Drugą partię lepiej rozpoczęła Radwańska. W pierwszym gemie przełamała rywalkę, wykorzystując drugi break point, a następnie pewnie wygrała gema przy swoim serwisie. Niestety, przy stanie 2:0 dla Polki do głosu doszła Chorwatka, która wygrała 6 gemów z rzędu i zakończyła mecz.
Radwańska, trzecia rakieta świata, dwukrotnie dotarła w Australian Open do półfinału - trzy lata temu i w poprzednim sezonie.
"Nole" przegrał ze 117 tenisistą świata
Wydarzeniem dnia w Melbourne jest porażka Djokovicia. Serb poza ubiegłorocznym sukcesem zwyciężył w tym turnieju w latach 2008, 2011-13 i 2015. Wraz z Australijczykiem Royem Emersonem, który wygrywał w latach 1961 i 1963-1967 - jest rekordzistą w klasyfikacji wszech czasów.
Z rywalizacją w Melbourne pożegnał się poprzednio przed trzecią rundą 11 lat temu. Wówczas przegrał mecz otwarcia. W każdej kolejnej edycji docierał co najmniej do 1/8 finału.

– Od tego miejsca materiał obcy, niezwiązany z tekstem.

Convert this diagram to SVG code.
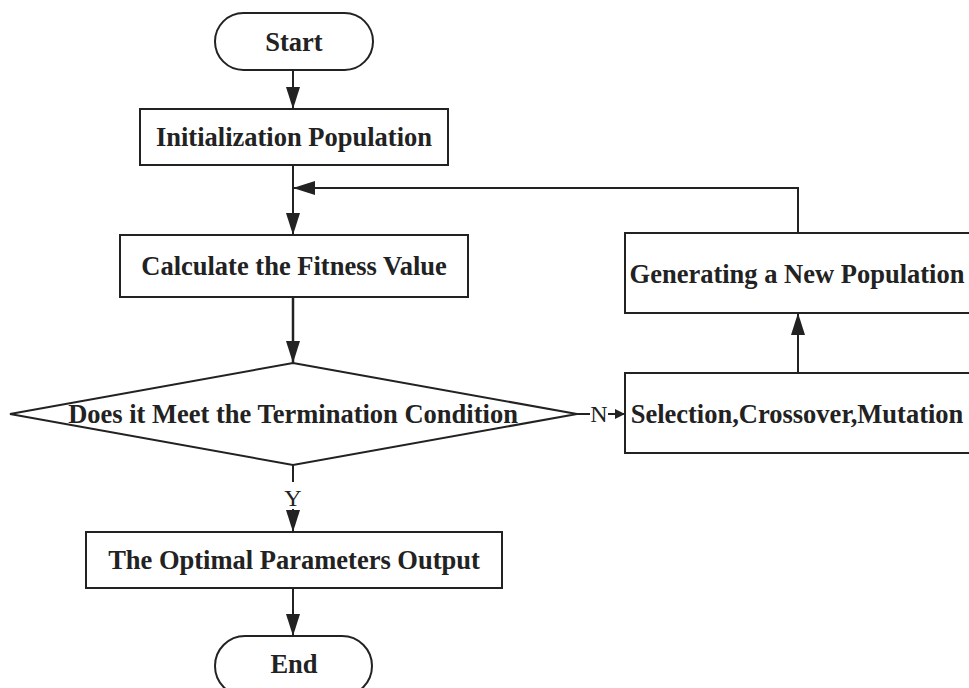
<svg xmlns="http://www.w3.org/2000/svg" width="969" height="688" viewBox="0 0 969 688">
<style>
.n{fill:#fff;stroke:#222;stroke-width:2}
.t{font-family:"Liberation Serif",serif;font-weight:bold;font-size:26.5px;fill:#222;text-anchor:middle}
.l{font-family:"Liberation Serif",serif;font-size:24px;fill:#222;text-anchor:middle}
.c{fill:none;stroke:#222;stroke-width:2}
</style>
<defs>
<marker id="a" markerWidth="10" markerHeight="10" refX="10" refY="5" orient="auto" markerUnits="userSpaceOnUse" viewBox="0 0 10 10">
<path d="M0,0 L10,5 L0,10 z" fill="#222"/>
</marker>
<marker id="b" markerWidth="22" markerHeight="14" refX="22" refY="7" orient="auto" markerUnits="userSpaceOnUse" viewBox="0 0 22 14">
<path d="M0,0 L22,7 L0,14 z" fill="#222"/>
</marker>
</defs>
<rect width="969" height="688" fill="#fff"/>
<g id="connectors">
<line class="c" x1="293" y1="70" x2="293" y2="109" marker-end="url(#b)"/>
<line class="c" x1="293" y1="165" x2="293" y2="235" marker-end="url(#b)"/>
<polyline class="c" points="798,233 798,188 293,188" marker-end="url(#b)"/>
<line class="c" x1="293" y1="297" x2="293" y2="363" marker-end="url(#b)" style="stroke-width:2.5"/>
<line class="c" x1="577" y1="414" x2="590" y2="414"/>
<line class="c" x1="608" y1="414" x2="625" y2="414" marker-end="url(#a)"/>
<text class="l" x="599" y="422">N</text>
<line class="c" x1="798" y1="373" x2="798" y2="313" marker-end="url(#b)"/>
<line class="c" x1="293" y1="465" x2="293" y2="482"/>
<text class="l" x="293" y="506">Y</text>
<line class="c" x1="293" y1="509" x2="293" y2="532" marker-end="url(#b)"/>
<line class="c" x1="293" y1="588" x2="293" y2="636" marker-end="url(#b)"/>
</g>
<g id="start">
<rect class="n" x="215" y="13" width="158" height="57" rx="28.5"/>
<text class="t" x="294" y="51">Start</text>
</g>
<g id="init">
<rect class="n" x="140" y="109" width="308" height="56"/>
<text class="t" x="294" y="146">Initialization Population</text>
</g>
<g id="fitness">
<rect class="n" x="120" y="235" width="348" height="62"/>
<text class="t" x="294" y="275">Calculate the Fitness Value</text>
</g>
<g id="decision">
<polygon class="n" points="293,363 577,414 293,465 10,414"/>
<text class="t" x="293" y="423">Does it Meet the Termination Condition</text>
</g>
<g id="select">
<rect class="n" x="625" y="373" width="360" height="80"/>
<text class="t" x="797" y="423">Selection,Crossover,Mutation</text>
</g>
<g id="generate">
<rect class="n" x="625" y="233" width="360" height="80"/>
<text class="t" x="797" y="283">Generating a New Population</text>
</g>
<g id="output">
<rect class="n" x="86" y="532" width="416" height="56"/>
<text class="t" x="294" y="569">The Optimal Parameters Output</text>
</g>
<g id="end">
<rect class="n" x="215" y="636" width="157" height="60" rx="30"/>
<text class="t" x="294" y="673">End</text>
</g>
</svg>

Serb co prawda w poprzednim sezonie zwyciężył po Melbourne jeszcze w wielkoszlemowym French Open, ale potem dopadł go kryzys, w efekcie którego stracił miano pierwszej rakiety świata na rzecz Andy'ego Murraya. Pokonał jednak Brytyjczyka w ubiegłotygodniowym finale turnieju w Dausze.
Istomin zajmuje 117. miejsce w rankingu ATP. Wcześniej tylko raz wygrał z zawodnikiem z czołowej "10" światowej listy.